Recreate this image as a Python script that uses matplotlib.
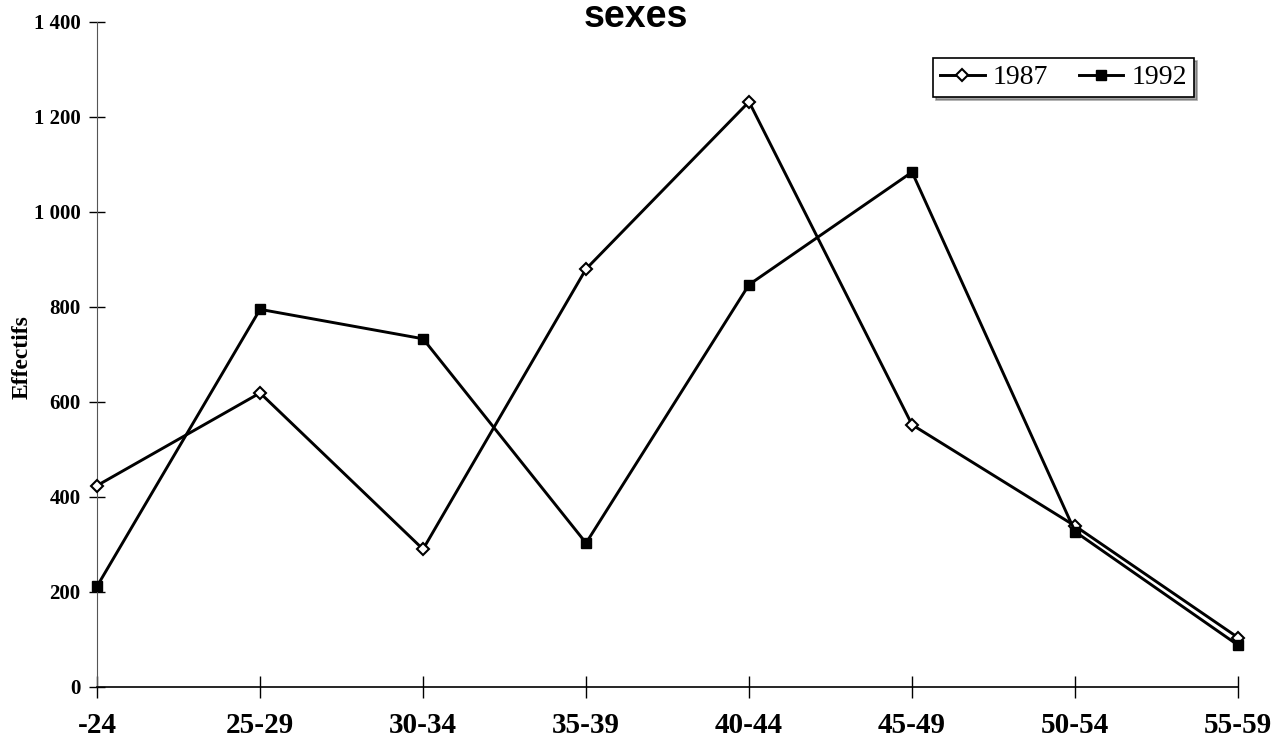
import matplotlib
matplotlib.use('Agg')
import matplotlib.pyplot as plt

# tranches d'âge et effectifs
tranches = ['-24', '25-29', '30-34', '35-39', '40-44', '45-49', '50-54', '55-59']
eff_1987 = [424, 619, 290, 880, 1232, 552, 339, 104]
eff_1992 = [212, 795, 733, 303, 847, 1084, 327, 88]
y_ticks = [0, 200, 400, 600, 800, 1000, 1200, 1400]
y_labels = ['0', '200', '400', '600', '800', '1 000', '1 200', '1 400']

serif = 'Liberation Serif'

fig = plt.figure(figsize=(12.77, 7.45), dpi=100)
ax = fig.add_axes([0.076, 0.0779, 0.8935, 0.8926])

x = list(range(len(tranches)))
ax.plot(x, eff_1987, color='black', linewidth=2.1, marker='D', markersize=6.5,
        markerfacecolor='white', markeredgecolor='black', markeredgewidth=1.5,
        label='1987', clip_on=False, zorder=3)
ax.plot(x, eff_1992, color='black', linewidth=2.1, marker='s', markersize=7.5,
        markerfacecolor='black', markeredgecolor='black',
        label='1992', clip_on=False, zorder=3)

ax.set_xlim(0, len(tranches) - 1)
ax.set_ylim(0, 1400)
ax.set_xticks(x)
ax.set_xticklabels(tranches, fontfamily=serif, fontweight='bold', fontsize=21)
ax.set_yticks(y_ticks)
ax.set_yticklabels(y_labels, fontfamily=serif, fontweight='bold', fontsize=15)
ax.tick_params(axis='x', direction='inout', length=16, width=1, pad=10)
ax.tick_params(axis='y', direction='inout', length=12, width=1, pad=6)

for s in ['top', 'right']:
    ax.spines[s].set_visible(False)
ax.spines['left'].set_color('#555555')
ax.spines['bottom'].set_color('black')
ax.spines['bottom'].set_linewidth(1.2)

# titre de l'axe des y
fig.text(22 / 1277, 1 - 357 / 745, 'Effectifs', fontfamily=serif, fontweight='bold',
         fontsize=17, rotation=90, ha='center', va='center')

# titre coupé en haut de l'image
fig.text(0.498, 1 - 27 / 745, 'sexes', fontfamily='Liberation Sans', fontweight='bold',
         fontsize=27, ha='center', va='baseline')

leg = ax.legend(loc='upper right', bbox_to_anchor=(1194 / 1277, 1 - 58 / 745),
                bbox_transform=fig.transFigure, borderaxespad=0, ncol=2,
                frameon=True, fancybox=False, shadow=True, edgecolor='black',
                handlelength=1.6, handletextpad=0.3, columnspacing=1.1,
                borderpad=0.25, prop={'family': serif, 'size': 20})
leg.get_frame().set_linewidth(1.2)

fig.savefig('out.png', dpi=100)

* * * * * * *

## What you should do
Track down the lines that include the word "image" and copy them.

## Written response
Recreate this image as a Python script that uses matplotlib.
# titre coupé en haut de l'image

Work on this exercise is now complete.